The body represented the small size of the Caribbean territories, the head symbolised that we were big thinkers with much to give the world, Walrond told his son.

Bobb said that his father was able to sell some of his work. There was an exhibition in 1997 at Long Circular Mall in St James. But sculptures and busts would often be commissioned, then forgotten.

And there is also a letter kept by Walrond from the San Fernando municipal council in 1974 telling Walrond that while they had been happy to display his amazing work, they had no money to buy anything.

One addressed to the Siparia regional corporation in 1973, where he noted his sculptures of TUB Butler, George Weekes, George Lamming (famed Barbadian writer) and Sir Frank Worrell, which, Walrond suggested, would look great on a pedestal in the area.

And correspondence from 15 years ago when he pleaded that the Point Fortin politicians help him develop a museum at the site.

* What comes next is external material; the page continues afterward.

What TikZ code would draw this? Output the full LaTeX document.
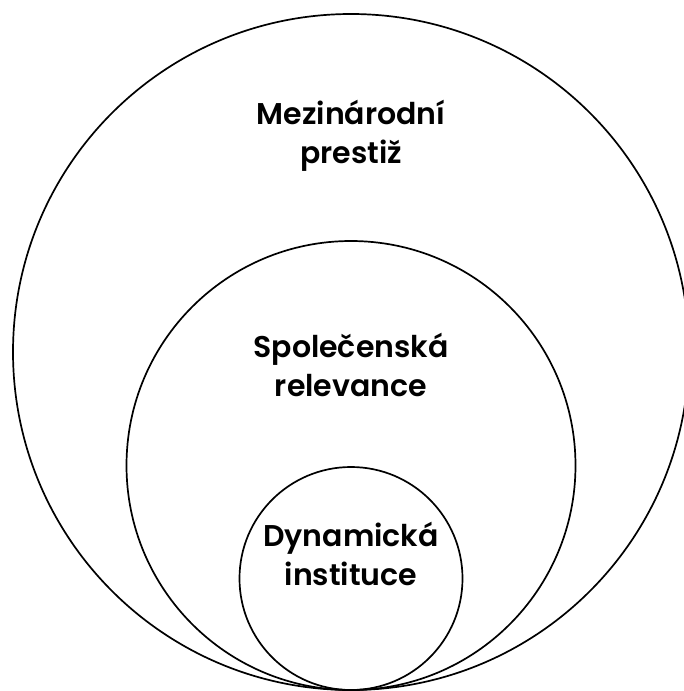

Walrond’s unfulfilled life has troubled all who value art and its ability to civilise a place and its people. And son Rex would laugh when friends asked why he did not follow in his father’s footsteps.

“I saw the struggles of my father. Why would I put myself through that What makes me emotional is now that he is gone, everyone will now value and celebrate his talent and ability. My father may not have died a sad man. He took great pleasure in what he was doing. But he died disappointed and frustrated. I heard him say that if he was from Port of Spain, or the colour of his skin was different, or if he lived away, it would be different. I don’t even know now what his art is worth. It was so devalued and undervalued during his life. But it would be a tragedy to give away his life’s work now, for nothing” Bobb said.

Walrond outlived almost everyone who knew him when young. So the memories he shared formed the eulogy at his funeral, of growing up in Ste Madeleine and, at the age of ten, shaping concrete into fruits to the astonishment of others, and of being able to imitate a woman’s voice, and luring males to the sound, for a laugh.

Walrond’s property has been fenced. A long-term user plan is still to be formulated.